------ Recorded data

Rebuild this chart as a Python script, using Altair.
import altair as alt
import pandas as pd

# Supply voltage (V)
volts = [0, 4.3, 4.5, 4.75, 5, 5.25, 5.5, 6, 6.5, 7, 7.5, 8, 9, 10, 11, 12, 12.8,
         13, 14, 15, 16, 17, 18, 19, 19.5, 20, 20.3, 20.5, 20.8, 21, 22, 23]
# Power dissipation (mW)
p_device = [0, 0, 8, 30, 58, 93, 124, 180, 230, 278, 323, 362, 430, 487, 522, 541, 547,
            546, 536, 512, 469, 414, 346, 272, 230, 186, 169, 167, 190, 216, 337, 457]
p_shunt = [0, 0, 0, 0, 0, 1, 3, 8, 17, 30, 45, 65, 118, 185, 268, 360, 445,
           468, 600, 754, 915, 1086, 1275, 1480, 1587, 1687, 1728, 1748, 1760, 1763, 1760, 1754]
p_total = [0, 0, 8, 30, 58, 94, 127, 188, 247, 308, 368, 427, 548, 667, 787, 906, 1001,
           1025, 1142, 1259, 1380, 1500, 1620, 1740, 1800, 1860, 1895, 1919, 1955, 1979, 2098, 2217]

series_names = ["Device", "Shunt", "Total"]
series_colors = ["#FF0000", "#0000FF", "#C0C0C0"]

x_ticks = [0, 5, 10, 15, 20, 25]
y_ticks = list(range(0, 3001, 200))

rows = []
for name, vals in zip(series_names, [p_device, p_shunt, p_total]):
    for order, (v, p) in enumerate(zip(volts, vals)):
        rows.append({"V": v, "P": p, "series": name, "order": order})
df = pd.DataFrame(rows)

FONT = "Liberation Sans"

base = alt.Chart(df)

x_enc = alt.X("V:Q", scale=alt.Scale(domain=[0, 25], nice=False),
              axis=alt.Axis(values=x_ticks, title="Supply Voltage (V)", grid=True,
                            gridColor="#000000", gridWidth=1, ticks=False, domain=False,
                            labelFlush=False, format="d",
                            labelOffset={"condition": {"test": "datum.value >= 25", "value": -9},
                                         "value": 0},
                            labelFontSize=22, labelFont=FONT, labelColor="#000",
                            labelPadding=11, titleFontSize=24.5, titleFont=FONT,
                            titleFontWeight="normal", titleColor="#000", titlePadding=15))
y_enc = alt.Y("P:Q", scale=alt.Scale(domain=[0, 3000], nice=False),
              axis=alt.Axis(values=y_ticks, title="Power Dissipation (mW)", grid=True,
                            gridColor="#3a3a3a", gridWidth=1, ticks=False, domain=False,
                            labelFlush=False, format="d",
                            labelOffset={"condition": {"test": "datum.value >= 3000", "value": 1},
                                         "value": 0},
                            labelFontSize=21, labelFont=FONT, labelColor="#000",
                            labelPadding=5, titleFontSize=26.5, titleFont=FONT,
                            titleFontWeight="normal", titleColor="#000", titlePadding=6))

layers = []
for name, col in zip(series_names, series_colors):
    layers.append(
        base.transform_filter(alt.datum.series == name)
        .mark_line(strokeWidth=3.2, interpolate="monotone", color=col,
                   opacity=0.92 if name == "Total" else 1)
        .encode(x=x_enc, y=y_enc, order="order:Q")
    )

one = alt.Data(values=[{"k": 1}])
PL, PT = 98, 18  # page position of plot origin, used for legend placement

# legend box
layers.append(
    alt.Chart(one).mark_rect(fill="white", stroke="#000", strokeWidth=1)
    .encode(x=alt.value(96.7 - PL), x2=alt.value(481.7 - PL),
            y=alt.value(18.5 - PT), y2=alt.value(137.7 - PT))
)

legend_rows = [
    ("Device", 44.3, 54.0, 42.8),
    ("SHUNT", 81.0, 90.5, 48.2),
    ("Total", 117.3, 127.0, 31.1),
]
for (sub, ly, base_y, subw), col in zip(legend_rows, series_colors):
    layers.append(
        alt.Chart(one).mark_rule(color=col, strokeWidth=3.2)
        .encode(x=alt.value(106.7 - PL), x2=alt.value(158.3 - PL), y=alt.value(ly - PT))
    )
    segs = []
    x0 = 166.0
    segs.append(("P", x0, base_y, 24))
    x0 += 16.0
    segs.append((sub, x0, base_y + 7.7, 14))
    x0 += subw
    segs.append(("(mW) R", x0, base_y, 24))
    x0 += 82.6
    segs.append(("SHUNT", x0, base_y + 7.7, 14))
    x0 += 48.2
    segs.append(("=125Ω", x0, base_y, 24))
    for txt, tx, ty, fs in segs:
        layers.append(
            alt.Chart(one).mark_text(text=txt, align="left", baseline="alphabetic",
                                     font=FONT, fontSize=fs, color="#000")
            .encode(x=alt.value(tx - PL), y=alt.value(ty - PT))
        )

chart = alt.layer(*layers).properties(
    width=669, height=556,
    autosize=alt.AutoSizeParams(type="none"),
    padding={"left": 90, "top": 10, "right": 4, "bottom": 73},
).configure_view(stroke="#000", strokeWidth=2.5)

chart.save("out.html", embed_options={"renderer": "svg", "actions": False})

------------

▶ _What needs to be done_
Please repeat word for word the lines above that run from the beginning through the line containing "import pandas as pd", keeping both the first and that last line.

▶ _Exercise solution_
Rebuild this chart as a Python script, using Altair.
import altair as alt
import pandas as pd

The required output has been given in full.